Tito mencontohkan, ketika dilanda tsunami dan likuefaksi di Palu, Sulawesi Tengah, September 2018 lalu, sempat ada penjarahan. Penjarahan terjadi di antaranya karena rusaknya sejumlah obyek vital, misal, pembangkit listrik, sarana informasi dan komunikasi, krisis logistik. Saat itu terjadi instabilitas.
Dalam menjamin stabilitas politik dan keamanan itu perlu soliditas dari TNI, Polri, dan tokoh-tokoh yang mempunyai pengaruh besar massa. Soliditas itu perlu pula didukung oleh segenap komponan masyarakat yang peduli pada kedamaian dan keamanan negeri ini.
“Simpul-simpul keamanan juga harus cepat bergerak ketika terdapat indikasi atau potensi gangguan kamtibmas,” ujarnya.
Simpul-simpul keamanan juga harus cepat bergerak ketika terdapat indikasi atau potensi gangguan kamtibmas
Tito juga mengingatkan agar segenap elemen masyarakat, maupun peserta pemilu dalam pesta demokrasi ini tak melakukan tindakan yang dapat memicu perpecahan, seperti menyebarkan hoaks atau kabar bohong, atau pun kampanye hitam.
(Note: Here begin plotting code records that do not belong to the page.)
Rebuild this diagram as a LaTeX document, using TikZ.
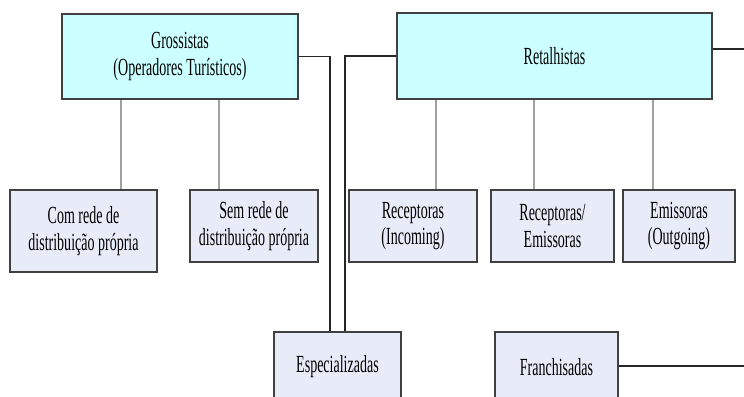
\documentclass[tikz,border=0pt]{standalone}
\usepackage{fontspec}
\setmainfont{Liberation Serif}[FakeStretch=0.57]
\usepackage{tikz}
\usetikzlibrary{calc}

\definecolor{topfill}{RGB}{204,255,255}
\definecolor{subfill}{RGB}{232,236,248}
\definecolor{boxline}{RGB}{64,64,64}
\definecolor{linkgray}{RGB}{160,160,160}

\tikzset{
	box/.style={draw=boxline, line width=0.8pt, inner sep=0pt, align=center,
		text=black, font=\fontsize{14}{15.2}\selectfont},
	topbox/.style={box, fill=topfill},
	subbox/.style={box, fill=subfill},
	link/.style={draw=linkgray, line width=0.6pt},
	tie/.style={draw=black!85, line width=0.8pt}
}

\begin{document}
\begin{tikzpicture}[x=0.02cm, y=-0.02cm]
			%%%%% START %%%%%
			
			\useasboundingbox (0, 0) rectangle (744, 396);
			\clip (0, 0) rectangle (744, 396);
			
			\node[topbox, minimum width=4.72cm, minimum height=1.70cm] (gros) at (180, 56.5) {Grossistas\\(Operadores Turísticos)};
			\node[topbox, minimum width=6.30cm, minimum height=1.72cm] (retal) at (554.5, 56) {Retalhistas};
			
			\node[subbox, minimum width=2.94cm, minimum height=1.64cm] (comrede) at (83.5, 231) {Com rede de\\distribuição própria};
			\node[subbox, minimum width=2.56cm, minimum height=1.44cm] (semrede) at (254, 226) {Sem rede de\\distribuição própria};
			
			\node[subbox, minimum width=2.56cm, minimum height=1.44cm] (incoming) at (413, 226) {Receptoras\\(Incoming)};
			\node[subbox, minimum width=2.46cm, minimum height=1.44cm] (recemi) at (552.5, 226) {Receptoras/\\Emissoras};
			\node[subbox, minimum width=2.24cm, minimum height=1.44cm] (outgoing) at (679, 226) {Emissoras\\(Outgoing)};
			
			\node[subbox, minimum width=2.54cm, minimum height=1.40cm] (espec) at (337.5, 367) {Especializadas};
			\node[subbox, minimum width=2.46cm, minimum height=1.40cm] (franch) at (556.5, 367) {Franchisadas};
			
			\coordinate (retout) at (744, 49);
			\coordinate (franout) at (744, 366);
			
			% grey drops to the sub types
			\draw[link] (gros.south -| 121, 0) -- (comrede.north -| 121, 0);
			\draw[link] (gros.south -| 219, 0) -- (semrede.north -| 219, 0);
			\draw[link] (retal.south -| 436, 0) -- (incoming.north -| 436, 0);
			\draw[link] (retal.south -| 534, 0) -- (recemi.north -| 534, 0);
			\draw[link] (retal.south -| 653, 0) -- (outgoing.north -| 653, 0);
			
			% black ties
			\draw[tie] (gros.east) -| ($(espec.north)+(-7.5, 0)$);
			\draw[tie] (retal.west) -| ($(espec.north)+(7.5, 0)$);
			\draw[tie] (retal.east |- retout) -- (retout);
			\draw[tie] (franch.east |- franout) -- (franout);
			
			%%%%% END %%%%%
		\end{tikzpicture}
\end{document}
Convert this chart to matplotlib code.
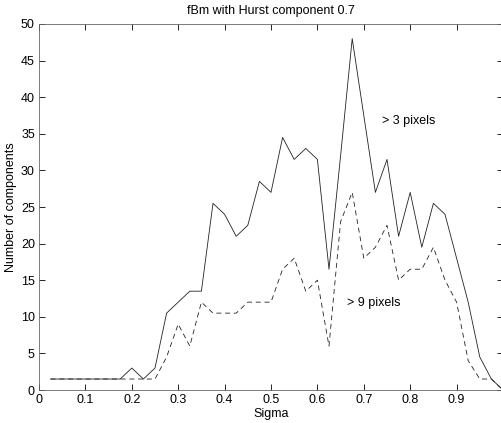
import numpy as np
import matplotlib.pyplot as plt

plt.rcParams['font.family'] = ['Liberation Sans', 'DejaVu Sans']

sigma = np.arange(1, 41) * 0.025

# counts of components larger than 3 pixels
over3 = [1.5, 1.5, 1.5, 1.5, 1.5, 1.5, 1.5, 3, 1.5, 3,
         10.5, 12, 13.5, 13.5, 25.5, 24, 21, 22.5, 28.5, 27,
         34.5, 31.5, 33, 31.5, 16.5, 32, 48, 37.5, 27, 31.5,
         21, 27, 19.5, 25.5, 24, 18, 12, 4.5, 1.5, 0]

# counts of components larger than 9 pixels
over9 = [1.5, 1.5, 1.5, 1.5, 1.5, 1.5, 1.5, 1.5, 1.5, 1.5,
         4.5, 9, 6, 12, 10.5, 10.5, 10.5, 12, 12, 12,
         16.5, 18, 13.5, 15, 6, 23, 27, 18, 19.5, 22.5,
         15, 16.5, 16.5, 19.5, 15, 12, 4, 1.5, 1.5, 0]

xticks = [0, 0.1, 0.2, 0.3, 0.4, 0.5, 0.6, 0.7, 0.8, 0.9]
yticks = [0, 5, 10, 15, 20, 25, 30, 35, 40, 45, 50]

fig = plt.figure(figsize=(5.02, 4.23), dpi=100)
ax = fig.add_axes([39 / 502, 33 / 423, 464 / 502, 366 / 423])

ax.plot(sigma, over3, color='#222222', lw=0.6)
ax.plot(sigma, over9, color='#222222', lw=0.6, dashes=(6, 4.5))

ax.set_xlim(0, 1)
ax.set_ylim(0, 50)
ax.set_xticks(xticks)
ax.set_xticklabels(['0'] + ['%g' % t for t in xticks[1:]])
ax.set_yticks(yticks)
ax.tick_params(direction='in', length=4, width=0.6, labelsize=9,
               top=True, right=True, pad=3)
for s in ax.spines.values():
    s.set_linewidth(0.6)
    s.set_color('#666666')
ax.spines['right'].set_visible(False)

ax.set_title('fBm with Hurst component 0.7', fontsize=9, pad=7)
ax.set_xlabel('Sigma', fontsize=9, labelpad=1)
ax.set_ylabel('Number of components', fontsize=9, labelpad=3)

ax.text(0.739, 36.8, '> 3 pixels', fontsize=9, va='center')
ax.text(0.663, 11.9, '> 9 pixels', fontsize=9, va='center')

fig.savefig('out.png', dpi=100)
“Dalam pemilu memang ada dinamika, eskalasi politik, mobilisasi massa, atau pun promosi program para pasangan calon, tapi jangan sampai berlebihan hingga terjadi konflik, maka ibarat kendaraan perlu sistem pendingin, yakni elemen masyarakat yang tetap peduli menjaga situasi damai,” ucap Tito.
Pengamanan TPS
Tito juga menekankan, pada hari pencoblosan, tanggal 17 April juga harus dijamin keamanan, sehingga masyarakat dapat menggunakan hak pilihnya dengan nyaman dan tenang tanpa tekanan dan intimidasi.
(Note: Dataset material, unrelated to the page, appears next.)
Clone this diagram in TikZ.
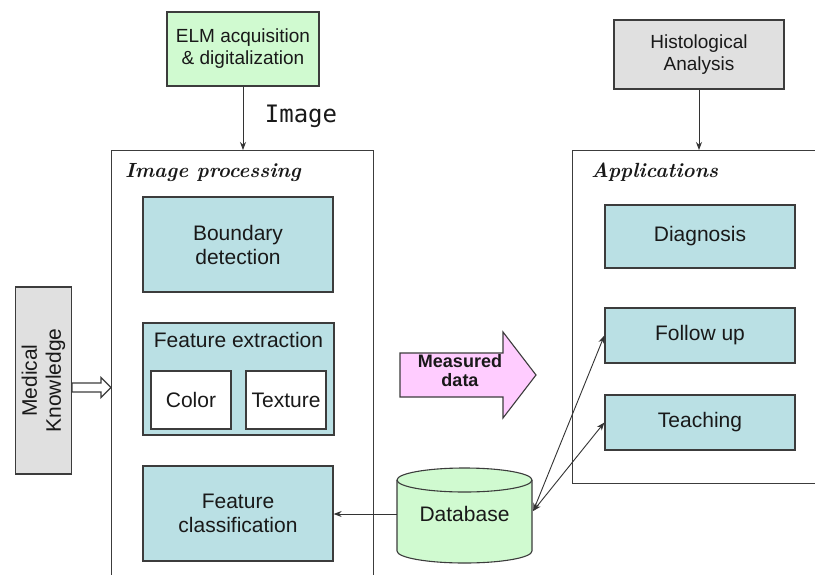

Sementara itu Kepala Divisi Humas Polri Inspektur Jenderal Mohammad Iqbal mengatakan, adanya aturan baru pilpres 2019 dengan lima jenis surat suara, yakni untuk pemilihan presiden dan wapres, anggota DPR, DPD, DPRD provinsi, dan DPRD kabupaten/ kota, pihak TNI dan Polri akan mengkaji kembali pengamanan di TPS.
“Karena perkirakan proses penghitungan suara di TPS akan lebih lama bisa sampai tengah malam karena ada lima jenis surat suara, sedangkan pada pemilu 2014 hanya empat surat suara. Pengamanan akan tetap menjadi perhatian, tentunya juga penting peran masyarakat ikut memantau,” kata Iqbal.
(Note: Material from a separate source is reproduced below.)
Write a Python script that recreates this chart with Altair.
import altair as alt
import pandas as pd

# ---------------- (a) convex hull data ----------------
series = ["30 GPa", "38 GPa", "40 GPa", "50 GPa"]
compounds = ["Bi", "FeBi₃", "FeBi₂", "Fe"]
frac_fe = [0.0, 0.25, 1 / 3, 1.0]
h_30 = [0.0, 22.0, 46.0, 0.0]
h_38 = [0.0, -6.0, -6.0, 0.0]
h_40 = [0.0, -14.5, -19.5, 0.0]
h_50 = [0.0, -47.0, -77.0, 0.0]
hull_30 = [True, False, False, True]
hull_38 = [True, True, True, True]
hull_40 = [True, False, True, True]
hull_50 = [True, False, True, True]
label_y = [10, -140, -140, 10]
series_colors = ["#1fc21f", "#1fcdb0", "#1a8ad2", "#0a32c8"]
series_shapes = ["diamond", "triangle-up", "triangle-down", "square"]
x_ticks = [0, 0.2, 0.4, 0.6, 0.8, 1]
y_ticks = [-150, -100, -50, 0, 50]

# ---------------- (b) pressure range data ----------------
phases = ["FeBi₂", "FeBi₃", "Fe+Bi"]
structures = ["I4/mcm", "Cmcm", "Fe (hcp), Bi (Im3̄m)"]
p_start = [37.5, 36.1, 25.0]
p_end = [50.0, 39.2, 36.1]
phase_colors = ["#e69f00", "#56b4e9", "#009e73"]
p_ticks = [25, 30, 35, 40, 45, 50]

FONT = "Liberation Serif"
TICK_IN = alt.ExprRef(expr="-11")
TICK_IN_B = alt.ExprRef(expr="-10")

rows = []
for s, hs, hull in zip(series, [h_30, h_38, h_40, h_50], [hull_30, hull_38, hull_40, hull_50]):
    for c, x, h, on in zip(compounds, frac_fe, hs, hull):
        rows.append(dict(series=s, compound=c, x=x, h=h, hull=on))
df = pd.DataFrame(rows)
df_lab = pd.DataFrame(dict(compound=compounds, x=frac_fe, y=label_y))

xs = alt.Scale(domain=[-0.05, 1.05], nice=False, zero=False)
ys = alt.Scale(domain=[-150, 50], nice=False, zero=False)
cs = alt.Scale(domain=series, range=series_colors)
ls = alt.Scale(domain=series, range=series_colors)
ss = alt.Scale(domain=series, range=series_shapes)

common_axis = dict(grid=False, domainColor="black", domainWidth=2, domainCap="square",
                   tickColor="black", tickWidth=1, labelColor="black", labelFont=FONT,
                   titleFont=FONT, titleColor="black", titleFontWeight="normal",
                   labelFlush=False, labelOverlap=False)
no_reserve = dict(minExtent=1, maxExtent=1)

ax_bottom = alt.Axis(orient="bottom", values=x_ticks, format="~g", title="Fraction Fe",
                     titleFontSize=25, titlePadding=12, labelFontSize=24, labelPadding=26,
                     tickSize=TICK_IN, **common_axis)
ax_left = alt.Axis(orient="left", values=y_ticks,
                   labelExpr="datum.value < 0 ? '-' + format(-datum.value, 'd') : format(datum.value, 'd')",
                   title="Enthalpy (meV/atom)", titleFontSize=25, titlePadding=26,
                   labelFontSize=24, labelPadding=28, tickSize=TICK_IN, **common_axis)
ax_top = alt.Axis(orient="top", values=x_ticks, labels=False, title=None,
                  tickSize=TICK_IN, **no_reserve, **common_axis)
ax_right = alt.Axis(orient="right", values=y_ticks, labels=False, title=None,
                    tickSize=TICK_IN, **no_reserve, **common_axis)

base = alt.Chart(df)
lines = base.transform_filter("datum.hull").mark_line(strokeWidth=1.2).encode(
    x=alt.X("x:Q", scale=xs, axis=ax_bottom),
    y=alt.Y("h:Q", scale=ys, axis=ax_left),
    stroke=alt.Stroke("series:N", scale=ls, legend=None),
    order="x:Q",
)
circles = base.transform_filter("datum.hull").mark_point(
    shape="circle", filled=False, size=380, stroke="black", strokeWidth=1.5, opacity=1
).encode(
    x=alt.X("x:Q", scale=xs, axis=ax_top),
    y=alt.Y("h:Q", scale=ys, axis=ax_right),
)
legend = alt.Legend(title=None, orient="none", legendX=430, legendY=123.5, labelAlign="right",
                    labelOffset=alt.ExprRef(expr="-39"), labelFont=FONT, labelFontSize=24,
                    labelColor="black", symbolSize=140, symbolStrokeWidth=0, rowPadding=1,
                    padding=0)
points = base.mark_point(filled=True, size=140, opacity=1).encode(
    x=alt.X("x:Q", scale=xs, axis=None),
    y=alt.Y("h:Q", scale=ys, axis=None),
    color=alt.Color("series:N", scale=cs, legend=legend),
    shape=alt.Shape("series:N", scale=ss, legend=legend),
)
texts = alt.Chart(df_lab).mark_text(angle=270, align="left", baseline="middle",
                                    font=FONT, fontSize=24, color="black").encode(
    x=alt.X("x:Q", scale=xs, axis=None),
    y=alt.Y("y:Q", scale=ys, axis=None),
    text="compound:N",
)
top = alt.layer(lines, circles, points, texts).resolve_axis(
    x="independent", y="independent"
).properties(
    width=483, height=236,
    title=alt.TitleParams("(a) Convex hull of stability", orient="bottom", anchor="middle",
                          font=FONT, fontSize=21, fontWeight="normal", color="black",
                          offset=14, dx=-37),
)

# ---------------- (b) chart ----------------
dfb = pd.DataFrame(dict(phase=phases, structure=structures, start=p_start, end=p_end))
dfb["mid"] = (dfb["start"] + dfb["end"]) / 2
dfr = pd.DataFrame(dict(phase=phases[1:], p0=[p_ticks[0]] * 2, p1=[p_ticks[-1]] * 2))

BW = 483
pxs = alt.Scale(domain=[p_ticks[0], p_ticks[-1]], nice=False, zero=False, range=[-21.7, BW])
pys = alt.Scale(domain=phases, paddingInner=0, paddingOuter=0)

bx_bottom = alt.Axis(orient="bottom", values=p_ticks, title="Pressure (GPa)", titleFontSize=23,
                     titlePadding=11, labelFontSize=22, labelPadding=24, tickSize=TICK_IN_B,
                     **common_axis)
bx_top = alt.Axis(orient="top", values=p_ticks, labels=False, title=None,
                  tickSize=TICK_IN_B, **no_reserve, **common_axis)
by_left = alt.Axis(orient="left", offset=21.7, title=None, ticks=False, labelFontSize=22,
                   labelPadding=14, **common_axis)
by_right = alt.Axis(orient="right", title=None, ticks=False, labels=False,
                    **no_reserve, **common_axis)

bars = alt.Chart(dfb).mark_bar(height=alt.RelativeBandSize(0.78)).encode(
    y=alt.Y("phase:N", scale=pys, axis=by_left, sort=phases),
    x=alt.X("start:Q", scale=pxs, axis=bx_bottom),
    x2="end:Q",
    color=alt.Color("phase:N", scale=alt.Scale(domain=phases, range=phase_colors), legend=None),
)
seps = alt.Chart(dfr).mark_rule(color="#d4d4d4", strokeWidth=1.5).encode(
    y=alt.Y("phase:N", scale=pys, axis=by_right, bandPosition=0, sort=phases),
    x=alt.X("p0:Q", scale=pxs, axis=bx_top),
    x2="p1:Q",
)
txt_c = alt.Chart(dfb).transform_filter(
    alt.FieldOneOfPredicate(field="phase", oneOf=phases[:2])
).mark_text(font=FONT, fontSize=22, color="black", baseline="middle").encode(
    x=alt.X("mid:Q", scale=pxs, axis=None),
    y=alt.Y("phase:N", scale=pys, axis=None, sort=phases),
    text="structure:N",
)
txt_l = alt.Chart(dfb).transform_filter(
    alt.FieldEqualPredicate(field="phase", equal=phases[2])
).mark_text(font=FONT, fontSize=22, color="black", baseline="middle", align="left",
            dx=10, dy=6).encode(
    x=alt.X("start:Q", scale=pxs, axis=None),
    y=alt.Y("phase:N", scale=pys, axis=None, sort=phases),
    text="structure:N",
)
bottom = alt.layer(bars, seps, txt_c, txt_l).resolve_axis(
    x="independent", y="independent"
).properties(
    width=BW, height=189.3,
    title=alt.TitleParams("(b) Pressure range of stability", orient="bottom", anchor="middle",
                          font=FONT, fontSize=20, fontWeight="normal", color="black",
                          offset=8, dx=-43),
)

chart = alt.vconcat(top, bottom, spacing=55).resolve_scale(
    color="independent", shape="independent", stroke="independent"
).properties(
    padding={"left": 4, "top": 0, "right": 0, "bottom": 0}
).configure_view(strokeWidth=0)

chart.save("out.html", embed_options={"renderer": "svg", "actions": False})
Kepala Polda Jabar Irjen Agung Budi Maryoto mengatakan, sinergitas TNI dan Polri bersama seluruh komponen masyarakat akan terus dijaga agar situasi kondusif, aman, damai, dan sejuk.
“Peran tokoh masyarakat dan tokoh agama sangat penting dalam mengelola kamtibmas. Dari pengalaman pilkada 2018 yang berjalan aman dan damai, jika terjadi masalah, dengan adanya silaturahmi dengan ulama dapat dicari solusi yang baik,” kata Agung.
Ridwan Kamil mengatakan Jabar mempunyai posisi yang strategis karena paling dekat dengan Ibukota Negara. “Itu sebabnya kami juga berkomitmen Jabar kondusif, sebab Jakarta juga akan tenang. Akan tetapi sebaliknya, apabila Jabar bergolak, maka ibukota negara akan terkena imbasnya,” kata Kamil.